Shawcross a épousé son ancienne maîtresse en 1997 : « Avec Clara, quand elle vient me voir en prison et qu'on a des relations... et que je n'y arrive pas... je retourne au bloc et j'écoute Michael Jackson, "Beat It" [il éclate de rire]... Maintenant, je n'ai plus de problème. » Clara Neal, la cinquième Mme Shawcross, habite une caravane. La photo de son mariage est en bonne place : « J'aime cet homme, dit-elle, je me suis mariée avec cet homme et je vais mourir avec cet homme. » Elle a l'air d'une grand-mère obstinée. Ou d'une mère éperdue.


Des hommes inhumains

De Gilles de Rais à Guy Georges, la liste est longue de ces tueurs hors normes.

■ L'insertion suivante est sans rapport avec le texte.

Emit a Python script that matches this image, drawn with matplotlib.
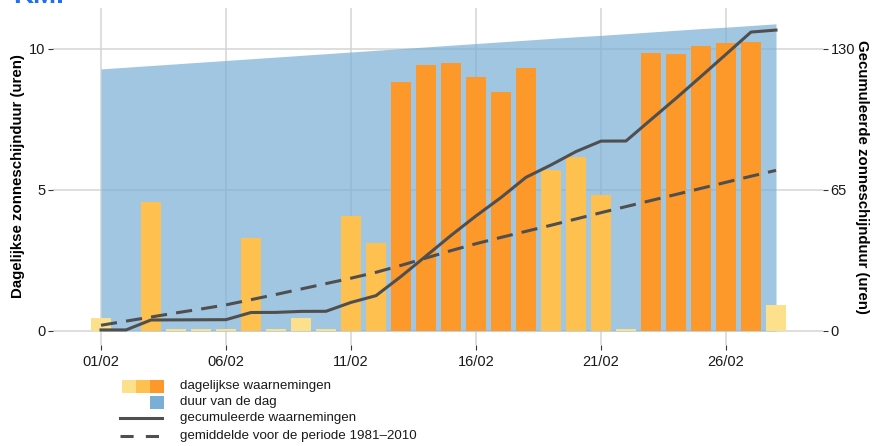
import numpy as np
import matplotlib
matplotlib.use('Agg')
import matplotlib.pyplot as plt
from matplotlib.patches import Rectangle
from matplotlib.lines import Line2D

plt.rcParams['font.family'] = ['Liberation Sans', 'DejaVu Sans']

# ---------------- data ----------------
days = list(range(1, 29))
daily_sun = [0.45, 0.0, 4.58, 0.05, 0.05, 0.05, 3.30, 0.05, 0.46, 0.05,
             4.09, 3.12, 8.84, 9.42, 9.49, 9.01, 8.48, 9.31, 5.70, 6.17,
             4.82, 0.05, 9.86, 9.81, 10.09, 10.21, 10.25, 0.91]
sun_class = ['l', 'l', 'm', 'l', 'l', 'l', 'm', 'l', 'l', 'l',
             'm', 'm', 'h', 'h', 'h', 'h', 'h', 'h', 'm', 'm',
             'm', 'l', 'h', 'h', 'h', 'h', 'h', 'l']
day_length = [9.29, 9.35, 9.41, 9.47, 9.53, 9.59, 9.65, 9.71, 9.77, 9.83,
              9.89, 9.95, 10.01, 10.07, 10.13, 10.19, 10.25, 10.31, 10.37, 10.43,
              10.48, 10.54, 10.60, 10.66, 10.72, 10.77, 10.83, 10.89]
normal_cum = [2.6, 4.5, 6.4, 8.3, 10.1, 12.0, 14.4, 16.8, 19.3, 21.8,
              24.3, 27.0, 30.2, 33.6, 37.0, 40.2, 43.1, 45.9, 48.7, 51.6,
              54.5, 57.3, 60.1, 62.9, 65.7, 68.5, 71.3, 74.0]
xtick_days = [1, 6, 11, 16, 21, 26]
xtick_labels = ['01/02', '06/02', '11/02', '16/02', '21/02', '26/02']
left_ticks = [0, 5, 10]
right_ticks = [0, 65, 130]
legend_labels = ['dagelijkse waarnemingen', 'duur van de dag',
                 'gecumuleerde waarnemingen', 'gemiddelde voor de periode 1981\u20132010']

# ---------------- style ----------------
class_colors = {'l': '#fde08b', 'm': '#fec04e', 'h': '#fd982b'}
blue = '#7aaed6'
line_col = '#4f4f4f'
grid_col = '#d4d4d4'
tick_col = '#333333'
txt_col = '#1a1a1a'

W, H = 873, 446
fig = plt.figure(figsize=(W / 100, H / 100), dpi=100)
L, R, T, B = 53, 823, 8, 345
ax = fig.add_axes([L / W, 1 - B / H, (R - L) / W, (B - T) / H])
ax.set_xlim(-0.92, 29.88)
ax.set_ylim(-0.5, 11.45)
for s in ax.spines.values():
    s.set_visible(False)
ax.set_xticks(xtick_days)
ax.set_xticklabels(xtick_labels)
ax.set_yticks(left_ticks)
ax.grid(True, color=grid_col, lw=1.1)
ax.set_axisbelow(True)
ax.tick_params(length=3.5, width=0.8, color=tick_col, labelsize=10.5,
               labelcolor=txt_col, pad=2)
ax.tick_params(axis='x', pad=4)

ax.fill_between(days, 0, day_length, color=blue, alpha=0.7, lw=0, zorder=1)
ax.bar(days, daily_sun, width=0.8, color=[class_colors[c] for c in sun_class],
       lw=0, zorder=2)
ax.set_ylabel('Dagelijkse zonneschijnduur (uren)', fontsize=10.8,
              fontweight='bold', color='black', labelpad=3)

ax2 = ax.twinx()
ax2.set_ylim(-0.5 * 13, 11.45 * 13)
for s in ax2.spines.values():
    s.set_visible(False)
ax2.set_yticks(right_ticks)
ax2.tick_params(length=3.5, width=0.8, color=tick_col, labelsize=10.5,
                labelcolor=txt_col, pad=2)
ax2.plot(days, np.cumsum(daily_sun), color=line_col, lw=2.2,
         solid_joinstyle='round', zorder=3)
ax2.plot(days, normal_cum, color=line_col, lw=2.2, dashes=(5.3, 3.0), zorder=3)
ax2.set_ylabel('Gecumuleerde zonneschijnduur (uren)', fontsize=10.8,
               fontweight='bold', color='black', rotation=-90, labelpad=10)

# ---------------- legend (pixel coordinates) ----------------
lax = fig.add_axes([0, 0, 1, 1])
lax.set_xlim(0, W)
lax.set_ylim(H, 0)
lax.axis('off')
for i, c in enumerate(['l', 'm', 'h']):
    lax.add_patch(Rectangle((122 + 14 * i, 379.5), 14, 13, color=class_colors[c], lw=0))
lax.add_patch(Rectangle((150, 396), 14, 13, color=blue, lw=0))
lax.add_line(Line2D([120, 162], [418, 418], color=line_col, lw=2.2))
lax.add_line(Line2D([120, 162], [436, 436], color=line_col, lw=2.2, dashes=(4.3, 4.0)))
for y, t in zip([386, 402.5, 418, 436], legend_labels):
    lax.text(180, y, t, fontsize=9.6, color=txt_col, va='center', ha='left')

fig.text(13 / W, 1 - 3 / H, 'KMI', color='#1f6ff0', fontsize=20,
         fontweight='bold', va='baseline', ha='left')

fig.savefig('out.png', dpi=100)
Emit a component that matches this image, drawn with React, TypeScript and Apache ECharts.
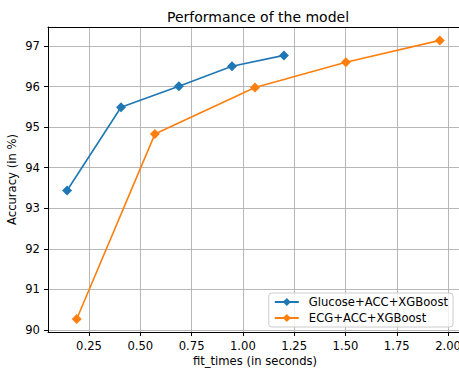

Pour les psychiatres et les criminologues, les tueurs en série sont des psychopathes sexuels sadiques, motivés par la recherche du plaisir absolu. Ils tuent selon un cycle apparenté au cycle menstruel, et entre deux paroxysmes vivent sous une apparence de normalité qui inspire confiance, étant souvent capables d'adopter un jeu social. De Gilles de Rais, qui aurait massacré des centaines d'enfants pour assouvir ses pulsions, à Guy Georges, arrêté en mars dernier et accusé de cinq meurtres de jeunes Paris, en passant par Landru, Petiot, Peter Kurten « le Vampire de Düsseldorf » ou Albert Fish, qui reconnut avoir fait au moins cent victimes, la liste est longue de ces hommes inhumains. Les tueurs multirécidivistes sont de tous les pays et de toutes les époques mais, depuis vingt ans, les trois quarts d'entre eux ont été identifiés sur le territoire américain, et l'on estime qu'une centaine seraient actuellement en activité aux États-Unis. Même si attribuer ce genre de phénomènes à une organisation sociale déficiente est une tarte à la crème souvent utilisée, on ne peut s'empêcher de se poser des questions. Neuf mois après l'arrestation d'Arthur Shawcross, un autre psychopathe prenait la relève et tuait huit prostituées à Rochester. Il a eu la chance de mourir avant que la police ne l'arrête. D'un arrêt du coeur.